The O(n) Club: House Robber, Runtime Errors, and Stealing Like a Pro

⚡ TL;DR

You’re a burglar with commitment issues (no robbing two neighbor-houses). Greedy? Too naive. Brute-force? Welcome to runtime purgatory. Dynamic programming is your cunning friend. Track the max loot stealing (or not) as you shuffle down the street.

// Space-optimized DP. Even your memory will thank you.
int prev1 = 0, prev2 = 0;
for (int n : nums) {
    int grab = n + prev2;
    int skip = prev1;
    int best = Math.max(grab, skip);
    prev2 = prev1;
    prev1 = best;
}
return prev1;

🧠 How Devs Usually Mess This Up

Classic rookie moves include:

• Trying every non-adjacent subset like you’re paid in CPU cycles. That’s O(2^n) — even your laptop’s fan gives up.
• Making recursive calls with no memoization—stack overflow in both Java and your soul.
• Botching base cases: zero houses, one house, two houses. Arrays hate negative indices, and so does production.

🔍 What’s Actually Going On

Picture every house as a chest of loot.
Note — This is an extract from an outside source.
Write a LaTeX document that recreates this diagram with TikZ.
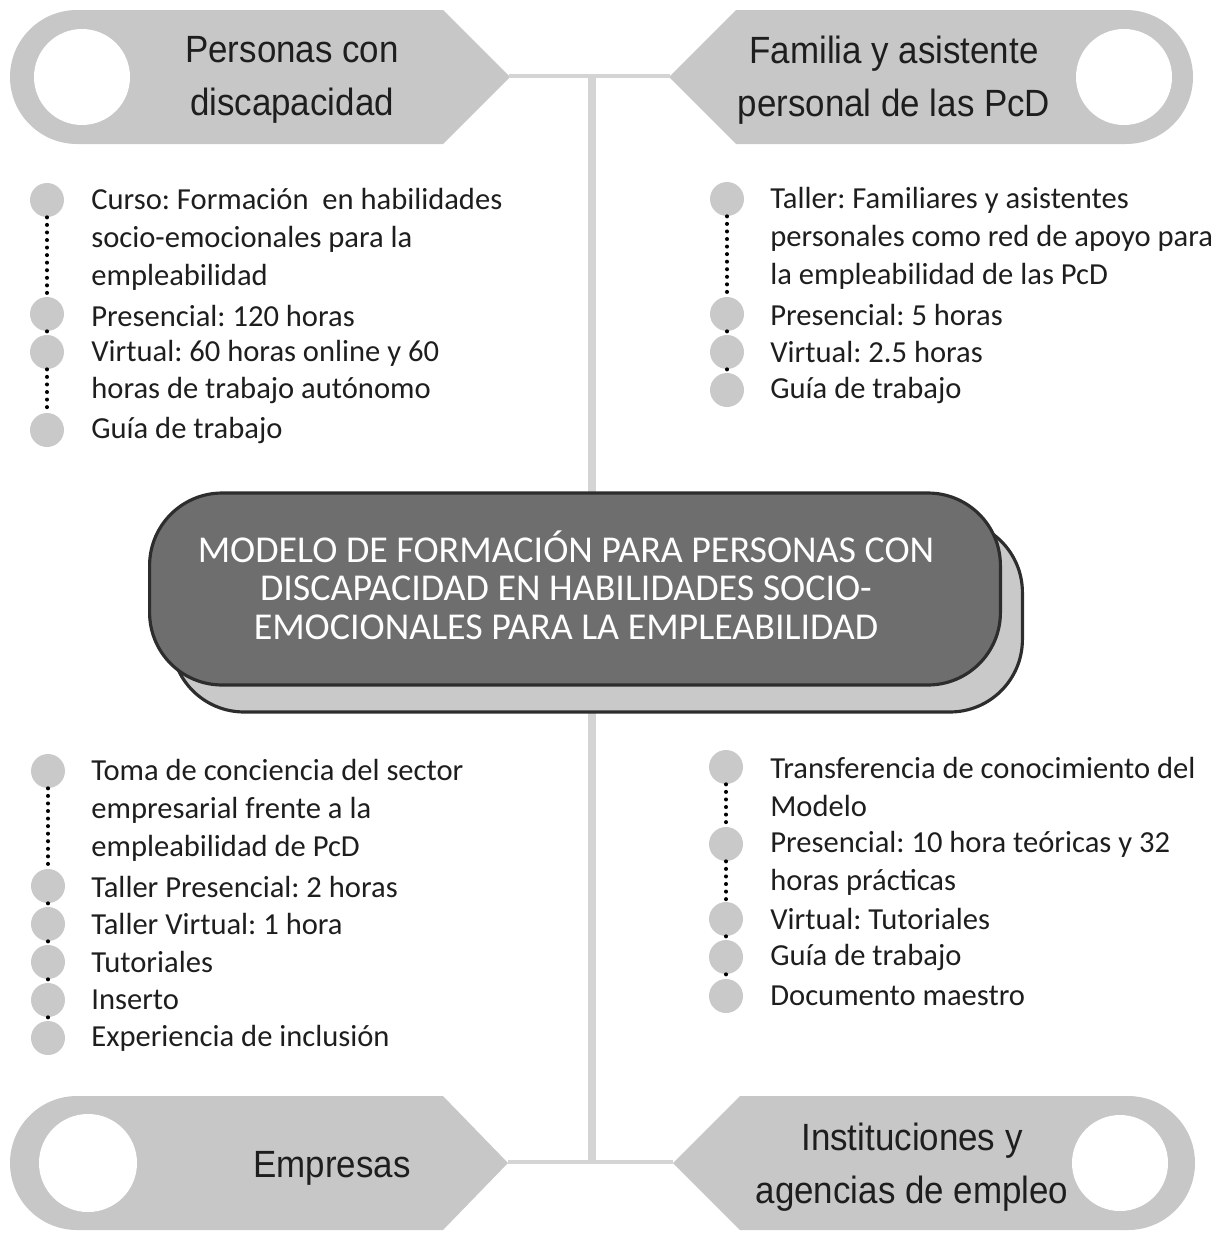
\documentclass[tikz,border=0pt]{standalone}
\usepackage{fontspec}
\setmainfont{Carlito}
\newfontfamily\headfont[FakeStretch=0.92]{Liberation Sans}
\frenchspacing
\definecolor{tagfill}{RGB}{199,199,199}
\definecolor{dotfill}{RGB}{201,201,201}
\definecolor{spinecol}{RGB}{212,212,212}
\definecolor{boxdark}{RGB}{110,110,110}
\definecolor{boxedge}{RGB}{45,45,45}
\definecolor{inktext}{RGB}{30,30,30}
\tikzset{
  head/.style={font=\headfont\fontsize{21.6}{30}\selectfont, text=inktext, align=center},
  item/.style={anchor=west, inner sep=0pt, align=left, text=inktext, font=\fontsize{17.4}{21.55}\selectfont},
  bullet/.style={circle, fill=dotfill, minimum size=0.68cm, inner sep=0pt},
  dotline/.style={line width=2.3pt, line cap=round, dash pattern=on 0pt off 4.3pt, black},
  spine/.style={draw=spinecol, line width=4pt},
  link/.style={draw=spinecol, line width=2.4pt},
  backbox/.style={draw=boxedge, line width=1.8pt, fill=dotfill, rounded corners=1.45cm,
    minimum width=17.02cm, minimum height=3.84cm},
  frontbox/.style={backbox, fill=boxdark},
  boxtext/.style={text=white, align=center, font=\fontsize{21.6}{21.9}\selectfont},
}
\begin{document}
\begin{tikzpicture}[x=0.02cm, y=-0.02cm]
  \useasboundingbox (0,0) rectangle (1223,1234);

  % tags
  \fill[tagfill] (77,77) circle[radius=67];
  \fill[tagfill] (77,10) -- (443,10) -- (510,77) -- (443,144) -- (77,144) -- cycle;
  \fill[white] (82,77) circle[radius=48];
  \fill[tagfill] (1126,77) circle[radius=67];
  \fill[tagfill] (669,77) -- (736,10) -- (1126,10) -- (1126,144) -- (736,144) -- cycle;
  \fill[white] (1124,77) circle[radius=48];
  \fill[tagfill] (77,1163) circle[radius=67];
  \fill[tagfill] (77,1096) -- (443,1096) -- (508,1163) -- (443,1230) -- (77,1230) -- cycle;
  \fill[white] (88,1163) circle[radius=49];
  \fill[tagfill] (1128,1163) circle[radius=67];
  \fill[tagfill] (673,1163) -- (740,1096) -- (1128,1096) -- (1128,1230) -- (740,1230) -- cycle;
  \fill[white] (1120,1163) circle[radius=48];

  \node[head] (hpcd) at (292,80) {Personas con\\discapacidad};
  \node[head] (hfam) at (894,80) {Familia y asistente\\personal de las PcD};
  \node[head] (hemp) at (332,1168) {Empresas};
  \node[head] (hinst) at (912,1167) {Instituciones y\\agencias de empleo};

  % spine
  \coordinate (tl) at (509,76);
  \coordinate (tr) at (670,76);
  \coordinate (st) at (592,76);
  \coordinate (sb) at (592,1162);
  \coordinate (bl) at (508,1162);
  \coordinate (br) at (673,1162);
  \draw[link] (tl) -- (tr);
  \draw[link] (bl) -- (br);
  \draw[spine] (st) -- (sb);

  % model
  \node[backbox] (mback) at (597,616) {};
  \node[frontbox] (mfront) at (575,589) {};
  \node[boxtext] (mtext) at (566,585) {MODELO DE FORMACIÓN PARA PERSONAS CON\\DISCAPACIDAD EN HABILIDADES SOCIO-\\EMOCIONALES PARA LA EMPLEABILIDAD};

  % personas con discapacidad
  \node[bullet] (pa1) at (47,200) {};
  \node[bullet] (pa2) at (47,314) {};
  \node[bullet] (pa3) at (47,352) {};
  \node[bullet] (pa4) at (47,430) {};
  \draw[dotline] (pa1) -- (pa2);
  \draw[dotline] (pa2) -- (pa3);
  \draw[dotline] (pa3) -- (pa4);
  \node[item] (ta1) at (91,239) {Curso: Formación\ \ en habilidades\\socio-emocionales para la\\empleabilidad};
  \node[item] (ta2) at (91,316) {Presencial: 120 horas};
  \node[item] (ta3) at (91,372) {Virtual: 60 horas online y 60\\horas de trabajo autónomo};
  \node[item] (ta4) at (91,430) {Guía de trabajo};

  % familia
  \node[bullet] (pb1) at (727,199) {};
  \node[bullet] (pb2) at (727,314) {};
  \node[bullet] (pb3) at (727,352) {};
  \node[bullet] (pb4) at (727,390) {};
  \draw[dotline] (pb1) -- (pb2);
  \draw[dotline] (pb2) -- (pb3);
  \draw[dotline] (pb3) -- (pb4);
  \node[item] (tb1) at (770,238) {Taller: Familiares y asistentes\\personales como red de apoyo para\\la empleabilidad de las PcD};
  \node[item] (tb2) at (770,315) {Presencial: 5 horas};
  \node[item] (tb3) at (770,352) {Virtual: 2.5 horas};
  \node[item] (tb4) at (770,390) {Guía de trabajo};

  % empresas
  \node[bullet] (pc1) at (48,771) {};
  \node[bullet] (pc2) at (48,886) {};
  \node[bullet] (pc3) at (48,924) {};
  \node[bullet] (pc4) at (48,962) {};
  \node[bullet] (pc5) at (48,1000) {};
  \node[bullet] (pc6) at (48,1038) {};
  \draw[dotline] (pc1) -- (pc2);
  \draw[dotline] (pc2) -- (pc3);
  \draw[dotline] (pc3) -- (pc4);
  \draw[dotline] (pc4) -- (pc5);
  \draw[dotline] (pc5) -- (pc6);
  \node[item] (tc1) at (91,810) {Toma de conciencia del sector\\empresarial frente a la\\empleabilidad de PcD};
  \node[item] (tc2) at (91,887) {Taller Presencial: 2 horas};
  \node[item] (tc3) at (91,924) {Taller Virtual: 1 hora};
  \node[item] (tc4) at (91,962) {Tutoriales};
  \node[item] (tc5) at (91,1000) {Inserto};
  \node[item] (tc6) at (91,1038) {Experiencia de inclusión};

  % instituciones
  \node[bullet] (pd1) at (726,767) {};
  \node[bullet] (pd2) at (726,844) {};
  \node[bullet] (pd3) at (726,919) {};
  \node[bullet] (pd4) at (726,957) {};
  \node[bullet] (pd5) at (726,996) {};
  \draw[dotline] (pd1) -- (pd2);
  \draw[dotline] (pd2) -- (pd3);
  \draw[dotline] (pd3) -- (pd4);
  \draw[dotline] (pd4) -- (pd5);
  \node[item] (td1) at (770,787) {Transferencia de conocimiento del\\Modelo};
  \node[item] (td2) at (770,863) {Presencial: 10 hora teóricas y 32\\horas prácticas};
  \node[item] (td3) at (770,919) {Virtual: Tutoriales};
  \node[item] (td4) at (770,957) {Guía de trabajo};
  \node[item] (td5) at (770,996) {Documento maestro};
\end{tikzpicture}
\end{document}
For each one, you face a choice: rob it (and skip the previous), or skip it (and dream of better houses ahead). You only need to remember the best outcomes two places back. That’s it. Rolling window, rolling riches. Like a game of musical chairs with fewer criminal charges.
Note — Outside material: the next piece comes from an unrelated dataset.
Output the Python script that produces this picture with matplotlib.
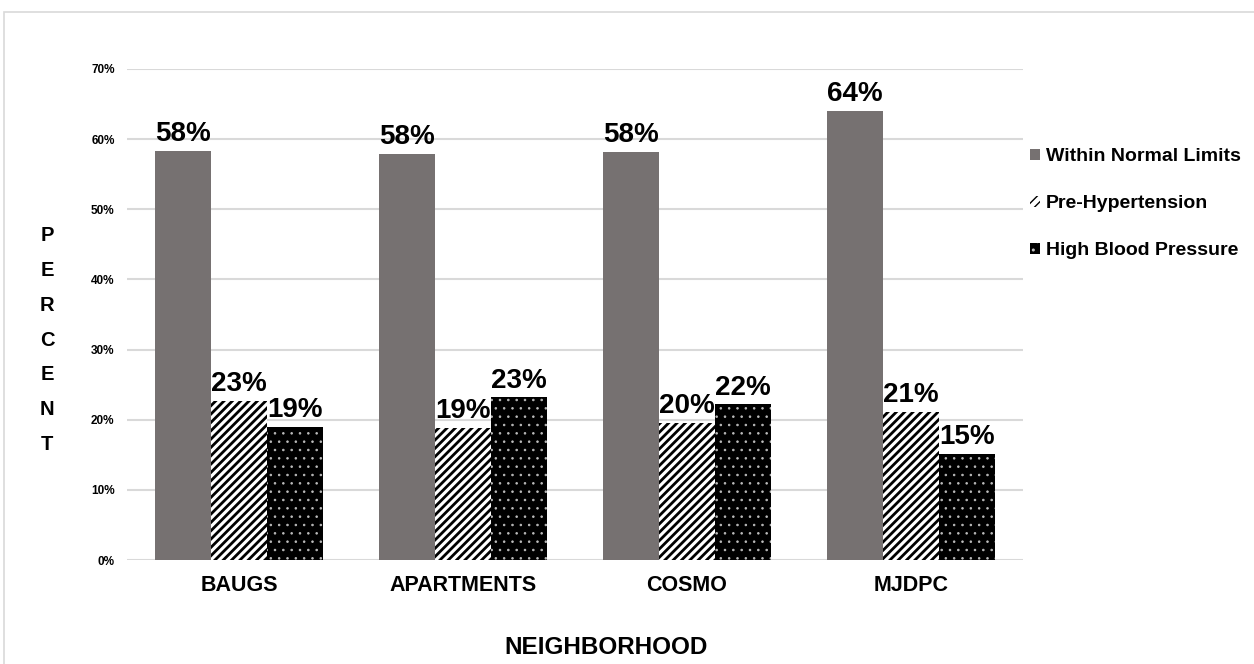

• Grab this house? Add its loot to the best sum up to two houses ago.
• Skip this house? Carry forward yesterday’s best haul.

🛠️ PseudoCode

• If the array is empty, return 0.
  There are no houses—just go home.
• If only one house, grab it and run (return nums[0];).
• If two, pick the richer house.
• For every house after:
• best = max(prev1, nums[i] + prev2)
• Update prev2, prev1 for the next round.
• Return the final prev1.

💻 The Code

public int rob(int[] nums) {
    if (nums == null || nums.length == 0) return 0;
    if (nums.length == 1) return nums[0];
    int prev2 = 0;
    int prev1 = 0;
    for (int n : nums) {
        int grab = n + prev2;
        int skip = prev1;
        int best = Math.max(grab, skip);
        prev2 = prev1;
        prev1 = best;
    }
    return prev1;
}

⚠️ Pitfalls, Traps & Runtime Smacks

• Empty arrays? Must return 0, not a NullPointerException meltdown.
• House values can be negative (seriously). Don’t assume all loot is good loot.
• Time: O(n), Space: O(1). Basically, speedrun status — no arrays to accidentally index out of bounds.

🧠 Interviewer Brain-Tattoo

Dynamic programming isn’t about hoarding arrays — it’s about remembering just enough to maximize loot (and minimize code regret).